Ceci s’est produit en quelques étapes qu’il est aisé de retracer.
Tout d’abord, le franchissement de la frontière du réel. En 1995, pour les besoins d’un rapport parlementaire qui devait être amplement médiatisé, les Renseignements généraux, organisation policière dont la qualité majeure n’est probablement pas la culture religieuse ou spirituelle, a concocté à la hâte une liste noire de 172 groupes « dangereux » qui allaient aussitôt donner matière au fantasme. Même la contestation des religions les plus traditionnelles, choquées de se retrouver condamnées à l’ostracisme politique et social, directement ou au travers de structures créées en leur sein, n’a eu aucun effet, comme si les menaces recelées dans cette liste étaient plus réelles que les problèmes de violence, d’illettrisme ou de drogue...

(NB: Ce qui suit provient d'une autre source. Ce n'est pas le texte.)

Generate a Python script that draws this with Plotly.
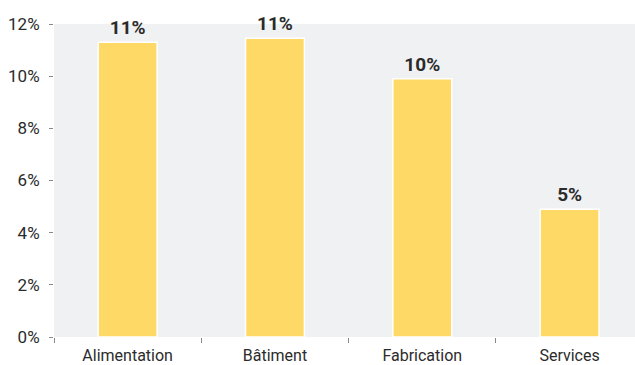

Le gouvernement français s’est ensuite doté d’une mission interministérielle de lutte contre les sectes (MILS), aujourd’hui discréditée, chargée d’incarner et d’entretenir la mobilisation contre les éléments de la fameuse liste. Que cet organe ait été considéré en dehors de l’hexagone comme indigne d’une démocratie, pourquoi s’en préoccuper puisque l’on avait le privilège de voir des choses que les autres ne voyaient pas ?
L’étape suivante fut celle de la surenchère. Une loi extraordinaire fut votée (la loi About-Picard) permettant de dissoudre n’importe quelle association. Ainsi deux « délits » pouvant être reprochés à un « dirigeant » seront désormais suffisants pour dissoudre – en France – tout élément ciblé par la liste noire : l’ennemi n’ayant pas pu être défini avec précision, il fallait se donner une arme à spectre large pour être sûr de pouvoir l’atteindre.

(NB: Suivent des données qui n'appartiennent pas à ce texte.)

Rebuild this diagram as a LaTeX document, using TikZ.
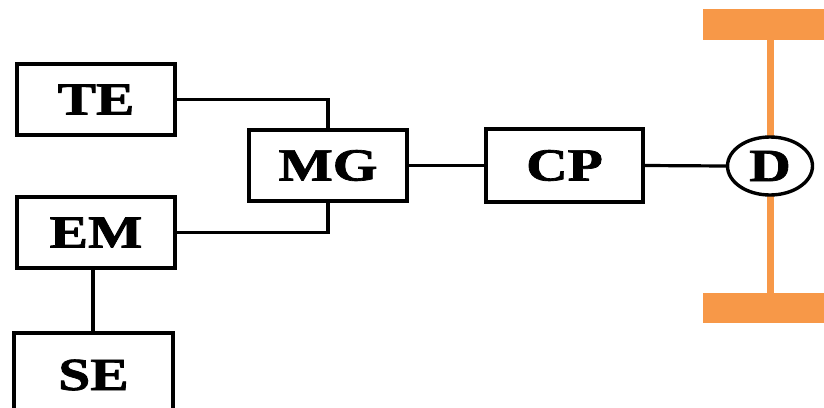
\documentclass[tikz,border=0pt]{standalone}
\usepackage{fontspec}
\setmainfont{Liberation Serif}[BoldFeatures={FakeBold=1.5}]
\usetikzlibrary{shapes.geometric}
\definecolor{axleorange}{RGB}{247,152,72}
\newcommand{\wide}[1]{\scalebox{1.25}[1]{#1}}
\begin{document}
\begin{tikzpicture}[x=1pt,y=-1pt,
  blk/.style={draw=black,line width=3.4pt,fill=white,inner sep=0pt,minimum width=158pt,minimum height=71pt,font=\fontsize{46}{46}\selectfont\bfseries},
  conn/.style={draw=black,line width=3.2pt},
  axle/.style={draw=axleorange,line width=7pt},
  bar/.style={fill=axleorange,draw=none}]
\useasboundingbox (0,0) rectangle (824,407);
\begin{scope}
\clip (0,0) rectangle (824,407);
% axle
\fill[bar] (703,9) rectangle (830,40);
\fill[bar] (703,293) rectangle (830,323);
\coordinate (axtop) at (770,40);
\coordinate (axbot) at (770,293);
\draw[axle] (axtop) -- (axbot);
% blocks
\node[blk] (TE) at (96,99.5) {\wide{TE}};
\node[blk] (MG) at (328,165.5) {\wide{MG}};
\node[blk] (EM) at (96,232.5) {\wide{EM}};
\node[blk,minimum width=159pt,minimum height=84pt] (SE) at (93.5,375) {\wide{SE}};
\node[blk,minimum width=157pt,minimum height=73pt] (CP) at (564.5,165.5) {\wide{CP}};
\node[blk,ellipse,minimum width=85pt,minimum height=58pt] (D) at (770,166) {\wide{D}};
% connectors
\draw[conn] (TE.east) -| (MG.north);
\draw[conn] (EM.east) -| (MG.south);
\draw[conn] (EM.south -| 93,0) -- (SE.north -| 93,0);
\draw[conn] (MG.east) -- (CP.west);
\draw[conn] (CP.east) -- (D.west);
\end{scope}
\end{tikzpicture}
\end{document}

Que cette loi ait fait froid dans le dos aux politologues les plus avertis, qu’elle ait provoqué les protestations d’institutions internationales et de responsables religieux de par le monde, qu’elle ait incité l’Assemblée parlementaire du Conseil de l’Europe à recommander à la France de la réexaminer, où était le problème puisqu’il fallait bien terrasser nos propres démons ?

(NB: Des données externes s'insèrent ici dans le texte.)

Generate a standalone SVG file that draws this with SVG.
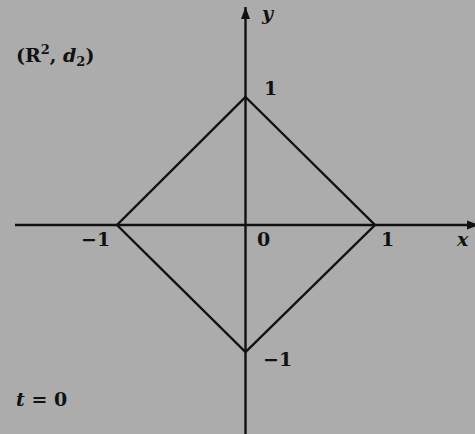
<svg xmlns="http://www.w3.org/2000/svg" width="475" height="434" viewBox="0 0 475 434">
<defs>
<style>
.ln{stroke:#111;stroke-width:2.4;fill:none}
.t{font-family:"DejaVu Serif","Liberation Serif",serif;font-weight:bold;font-size:19px;fill:#111}
.i{font-style:italic}
</style>
<marker id="ah" viewBox="0 0 12 10" refX="12" refY="5" markerWidth="12" markerHeight="10" markerUnits="userSpaceOnUse" orient="auto">
<path d="M0,0.5 L12,5 L0,9.5 Z" fill="#111"/>
</marker>
</defs>
<rect width="475" height="434" fill="#acacac"/>
<g id="axes">
<line class="ln" x1="15" y1="225" x2="479" y2="225" marker-end="url(#ah)"/>
<line class="ln" x1="245.5" y1="434" x2="245.5" y2="7" marker-end="url(#ah)"/>
</g>
<g id="diamond">
<polygon class="ln" points="245.5,97 375,225 245.5,352 117,225"/>
</g>
<g id="labels">
<text class="t i" x="262" y="20">y</text>
<text class="t" x="264" y="95">1</text>
<text class="t" x="16" y="62">(R<tspan font-size="13" dy="-8">2</tspan><tspan dy="8">, </tspan><tspan class="i">d</tspan><tspan font-size="13" dy="4">2</tspan><tspan dy="-4">)</tspan></text>
<text class="t" x="81" y="246">−1</text>
<text class="t" x="257" y="246">0</text>
<text class="t" x="381" y="246">1</text>
<text class="t i" x="457" y="246">x</text>
<text class="t" x="263" y="366">−1</text>
<text class="t" x="16" y="406"><tspan class="i">t</tspan> = 0</text>
</g>
</svg>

Il est temps, il est grand temps, d’en revenir à la réalité des choses, et aux principes simples des sociétés modernes.
C’est peut-être – il est encore difficile de se prononcer – ce qui a été fait avec la création de la nouvelle mission interministérielle, la « Miviludes ».
Pour l’État républicain, comme pour tout État moderne, il n’y a pas de vraies ou de pseudo-religions, il n’y a pas de mauvaises ou de bonnes spiritualités, il n’y a pas de pensées droites ou déviantes : tout citoyen est libre de ses pensées, croyances ou opinions, et il y a une loi qui détermine et qui sanctionne ce qu’il est interdit de faire.
Si la loi s’applique aux actes, et non aux pensées, aux courants d’idées ou aux mouvements spirituels, et si elle est la même pour tous, on peut alors parler de République, et plus généralement de démocratie.
Même s’il ne s’agissait à la base que d’un mauvais rêve, la dérive récente a provoqué bien des souffrances, des humiliations, des injustices. Le retour au réel, à l’information juste, au respect de la démocratie, devra bien se faire.
J’espère, j’ose imaginer, que c’est pour très bientôt.